Senior DevOps Engineer
Hybrid 3 days/week onsite in Concord, CA
We are hiring two Senior DevOps Engineers to lead build, automation, and operations for modern cloud platforms with emphasis on AIOps and the model/ML development lifecycle. You will partner with Data/ML, Platform, and Security teams to deliver resilient and scalable systems that support AI-enabled applications and services.
Due to client requirements, applicants must be willing and able to work on a W2 basis. For our W2 consultants, we offer a great benefits package that includes medical, dental, and vision benefits, 401k with company matching, and life insurance.
Rate: $70.00 to $75.00/hr.

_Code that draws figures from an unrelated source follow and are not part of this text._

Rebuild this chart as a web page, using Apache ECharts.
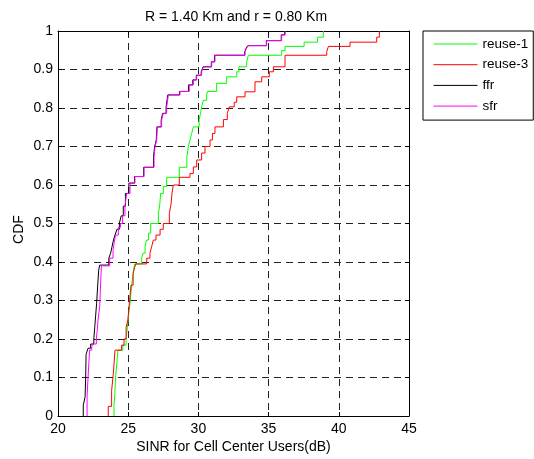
<!DOCTYPE html>
<html>
<head>
<meta charset="utf-8">
<script src="https://cdn.jsdelivr.net/npm/echarts@6/dist/echarts.min.js"></script>
<style>
  html, body { margin: 0; padding: 0; background: #fff; }
  #chart { width: 534px; height: 459px; }
</style>
</head>
<body>
<div id="chart"></div>
<script>
// Empirical CDFs of SINR for cell-centre users (sample value, CDF after the jump)
const reuse1X = [23.99, 23.99, 24.05, 24.11, 24.20, 24.27, 24.62, 24.85, 24.97, 25.05,
  25.15, 25.25, 25.35, 25.45, 25.96, 26.05, 26.20, 26.30, 26.45, 26.60,
  27.15, 27.25, 27.31, 27.50, 27.74, 28.64, 29.18, 29.28, 29.40, 29.52,
  29.64, 30.05, 30.15, 30.23, 30.35, 30.59, 30.65, 31.30, 32.01, 32.73,
  32.89, 33.44, 33.56, 35.93, 36.17, 37.53, 38.48, 38.90];
const reuse1Y = [0, 0.028, 0.06, 0.106, 0.14, 0.171, 0.184, 0.20, 0.24, 0.27,
  0.30, 0.34, 0.37, 0.395, 0.41, 0.423, 0.44, 0.457, 0.475, 0.50,
  0.526, 0.55, 0.578, 0.596, 0.62, 0.646, 0.673, 0.699, 0.717, 0.734,
  0.751, 0.769, 0.786, 0.803, 0.82, 0.834, 0.843, 0.864, 0.881, 0.894,
  0.907, 0.92, 0.937, 0.949, 0.96, 0.971, 0.984, 1.0];

const reuse3X = [23.58, 23.58, 23.82, 23.94, 24.06, 24.53, 24.70, 24.85, 24.98, 25.05,
  25.10, 25.20, 25.35, 25.45, 25.55, 26.32, 26.55, 26.67, 26.79, 26.98,
  27.27, 27.50, 27.93, 28.05, 28.12, 28.21, 28.64, 29.40, 29.64, 29.88,
  30.23, 30.47, 30.83, 31.00, 31.18, 31.78, 32.06, 32.20, 32.55, 32.73,
  33.32, 34.03, 34.51, 35.05, 35.34, 36.17, 39.14, 39.26, 40.80, 42.70, 42.89];
const reuse3Y = [0, 0.025, 0.066, 0.11, 0.171, 0.184, 0.20, 0.23, 0.25, 0.28,
  0.30, 0.34, 0.37, 0.385, 0.395, 0.41, 0.423, 0.44, 0.457, 0.47,
  0.485, 0.50, 0.526, 0.55, 0.578, 0.60, 0.62, 0.63, 0.647, 0.665,
  0.683, 0.70, 0.717, 0.734, 0.751, 0.77, 0.786, 0.803, 0.815, 0.829,
  0.842, 0.868, 0.881, 0.894, 0.907, 0.937, 0.946, 0.96, 0.971, 0.984, 1.0];

const ffrX = [21.80, 21.80, 21.93, 21.97, 22.00, 22.14, 22.33, 22.55, 22.62, 22.68,
  22.75, 22.82, 22.90, 22.97, 23.62, 23.75, 23.85, 23.95, 24.06, 24.20,
  24.37, 24.50, 24.65, 24.80, 25.05, 25.45, 26.10, 26.80, 26.88, 27.00,
  27.05, 27.35, 27.45, 27.70, 27.82, 28.65, 29.30, 29.60, 29.85, 30.20,
  30.33, 30.92, 31.15, 33.30, 33.40, 33.52, 34.84, 35.90, 36.15];
const ffrY = [0, 0.028, 0.05, 0.10, 0.16, 0.176, 0.187, 0.20, 0.232, 0.26,
  0.293, 0.335, 0.379, 0.392, 0.41, 0.423, 0.44, 0.457, 0.47, 0.485,
  0.50, 0.52, 0.545, 0.578, 0.605, 0.622, 0.646, 0.673, 0.699, 0.717,
  0.751, 0.769, 0.786, 0.803, 0.834, 0.843, 0.86, 0.873, 0.885, 0.894,
  0.907, 0.92, 0.937, 0.946, 0.955, 0.962, 0.975, 0.99, 1.0];

const sfrX = [22.07, 22.07, 22.14, 22.25, 22.40, 22.49, 22.73, 22.80, 22.85, 22.97,
  23.02, 23.09, 23.68, 23.92, 24.00, 24.10, 24.30, 24.45, 24.60, 24.77,
  24.89, 25.13, 25.48, 26.13, 26.84, 26.91, 27.03, 27.07, 27.38, 27.50,
  27.74, 27.86, 28.69, 29.35, 29.64, 29.88, 30.23, 30.35, 30.95, 31.18,
  33.32, 33.42, 33.56, 34.86, 35.93, 36.18];
const sfrY = [0, 0.05, 0.10, 0.171, 0.18, 0.187, 0.20, 0.225, 0.249, 0.284,
  0.33, 0.39, 0.41, 0.43, 0.45, 0.47, 0.49, 0.50, 0.52, 0.545,
  0.578, 0.605, 0.622, 0.646, 0.673, 0.699, 0.717, 0.751, 0.769, 0.786,
  0.803, 0.834, 0.843, 0.86, 0.873, 0.885, 0.894, 0.907, 0.92, 0.937,
  0.946, 0.955, 0.962, 0.975, 0.99, 1.0];

const seriesNames = ['reuse-1', 'reuse-3', 'ffr', 'sfr'];
const seriesColors = ['#00ff00', '#ff0000', '#000000', '#ff00ff'];
const seriesX = [reuse1X, reuse3X, ffrX, sfrX];
const seriesY = [reuse1Y, reuse3Y, ffrY, sfrY];

const xTicks = { min: 20, max: 45, interval: 5 };
const yTicks = { min: 0, max: 1, interval: 0.1 };

const FONT = 'Liberation Sans';
const gridDash = {
  show: true,
  lineStyle: { color: '#222', width: 1, type: [7, 5] }
};

const chart = echarts.init(document.getElementById('chart'), null, { renderer: 'canvas' });

chart.setOption({
  backgroundColor: '#ffffff',
  animation: false,
  textStyle: { fontFamily: FONT, color: '#000' },
  title: {
    text: 'R = 1.40 Km and r = 0.80 Km',
    left: 231,
    top: 5,
    textAlign: 'center',
    textStyle: { fontFamily: FONT, fontSize: 14, fontWeight: 'normal', color: '#000' }
  },
  legend: {
    orient: 'vertical',
    left: 423,
    top: 31,
    padding: [6, 5, 7, 10],
    itemWidth: 44,
    itemHeight: 14,
    itemGap: 6.7,
    borderColor: '#000',
    borderWidth: 1,
    borderRadius: 0,
    backgroundColor: '#fff',
    // legend keys are plain line samples, no marker
    itemStyle: { opacity: 0 },
    lineStyle: { width: 1 },
    textStyle: { fontFamily: FONT, fontSize: 13.5, color: '#000' },
    data: seriesNames
  },
  grid: {
    left: 58, right: 125, top: 31, bottom: 43,
    containLabel: false,
    outerBoundsMode: 'none'
  },
  xAxis: [{
    type: 'value',
    min: xTicks.min, max: xTicks.max, interval: xTicks.interval,
    position: 'bottom',
    name: 'SINR for Cell Center Users(dB)',
    nameLocation: 'middle',
    nameGap: 24,
    nameMoveOverlap: false,
    nameTextStyle: { fontFamily: FONT, fontSize: 14, color: '#000' },
    axisLine: { show: true, onZero: false, lineStyle: { color: '#000', width: 1 } },
    axisTick: { show: true, inside: true, length: 4, lineStyle: { color: '#000' } },
    axisLabel: { fontFamily: FONT, fontSize: 14, color: '#000', margin: 6 },
    splitLine: gridDash
  }, {
    type: 'value',
    min: xTicks.min, max: xTicks.max, interval: xTicks.interval,
    position: 'top',
    axisLine: { show: true, onZero: false, lineStyle: { color: '#000', width: 1 } },
    axisTick: { show: true, inside: true, length: 4, lineStyle: { color: '#000' } },
    axisLabel: { show: false },
    splitLine: { show: false }
  }],
  yAxis: [{
    type: 'value',
    min: yTicks.min, max: yTicks.max, interval: yTicks.interval,
    position: 'left',
    name: 'CDF',
    nameLocation: 'middle',
    nameGap: 32,
    nameMoveOverlap: false,
    nameTextStyle: { fontFamily: FONT, fontSize: 14, color: '#000', padding: [0, 12, 0, 0] },
    axisLine: { show: true, onZero: false, lineStyle: { color: '#000', width: 1 } },
    axisTick: { show: true, inside: true, length: 4, lineStyle: { color: '#000' } },
    axisLabel: { fontFamily: FONT, fontSize: 14, color: '#000', margin: 5 },
    splitLine: gridDash
  }, {
    type: 'value',
    min: yTicks.min, max: yTicks.max, interval: yTicks.interval,
    position: 'right',
    axisLine: { show: true, onZero: false, lineStyle: { color: '#000', width: 1 } },
    axisTick: { show: true, inside: true, length: 4, lineStyle: { color: '#000' } },
    axisLabel: { show: false },
    splitLine: { show: false }
  }],
  series: seriesNames.map((name, i) => ({
    name: name,
    type: 'line',
    xAxisIndex: 0,
    yAxisIndex: 0,
    step: 'end',
    symbol: 'none',
    showSymbol: false,
    color: seriesColors[i],
    lineStyle: { color: seriesColors[i], width: 1 },
    data: seriesX[i].map((x, k) => [x, seriesY[i][k]])
  }))
});
</script>
</body>
</html>
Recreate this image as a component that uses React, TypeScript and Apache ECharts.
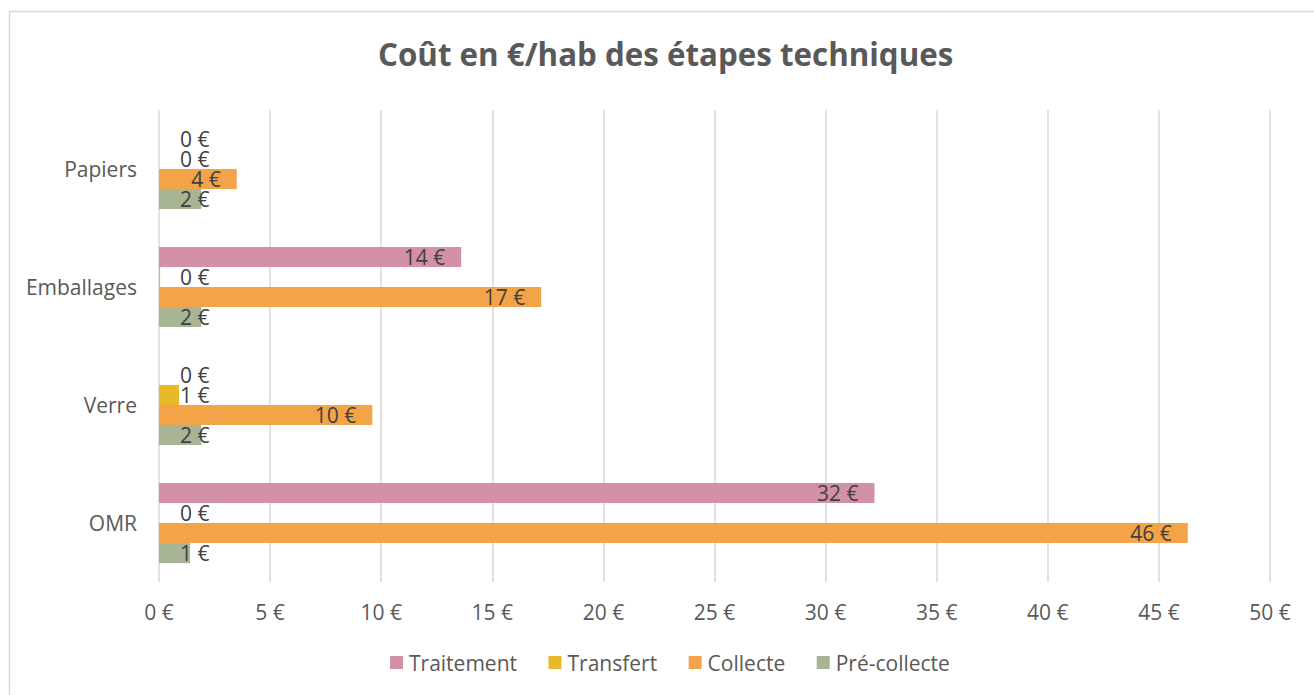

W2
Responsibilities:
- Design and operate CI/CD pipelines for microservices, data services, and ML workloads.
- Implement Infrastructure as Code for cloud environments across AWS, Azure, or GCP.
- Build observability for metrics, logs, and traces, define SLOs and error budgets, and author automated runbooks.
- Drive reliability engineering practices including capacity planning, chaos testing, and incident response.
- Integrate AI/ML tooling to enhance monitoring, anomaly detection, auto-remediation, and incident prediction.
- Operationalize model monitoring and data drift detection with alerting aligned to business KPIs.
- Support end-to-end model lifecycle including data preparation, experiment tracking, model registry, CI/CD for ML, feature stores, and model serving.
- Implement governance for model lineage, approvals, versioning, reproducibility, and compliance controls.
- Embed security in pipelines with SAST/DAST, dependency scanning, and secrets management.
- Enforce RBAC, least privilege, policies-as-code, and auditable change management.
- Partner with Engineering, Data Science, and Product to align on architecture and SLAs.
- Mentor engineers and lead technical deep dives and incident postmortems.
Experience Requirements:
- 7 to 10+ years in DevOps, SRE, or Platform Engineering with production systems.
- Expertise with at least one major cloud provider such as AWS, Azure, or GCP and strong Terraform or equivalent IaC.
- Mastery of CI/CD tools such as GitHub Actions, GitLab CI, Azure DevOps, or Jenkins.
- Containerization and orchestration with Docker and Kubernetes at scale.
- Observability with Prometheus and Grafana, OpenTelemetry, ELK/EFK, Datadog, New Relic, or similar.
- Practical AIOps experience including anomaly detection, intelligent alerting, and automated runbooks or adjacent experience with willingness to lead AIOps adoption.
- Hands-on MDLC and MLOps including experiment tracking such as MLflow, model registry, model serving, feature stores, and model monitoring.
- Strong scripting and coding for automation using Python and Bash, with Go as a plus.
- Security-first mindset including secret management with Vault or KMS, container and image scanning, SBOM, and policy guardrails.
- Experience with data platforms such as Spark, Databricks, and Kafka and event-driven designs (preferred).
- GPU workload orchestration and cost and performance optimization for AI workloads (preferred).
- Governance and compliance experience such as SOC 2, ISO 27001, or HIPAA (preferred).
- FinOps exposure and cost observability in cloud environments (preferred).
- GitOps implementation with Argo CD or Flux (preferred).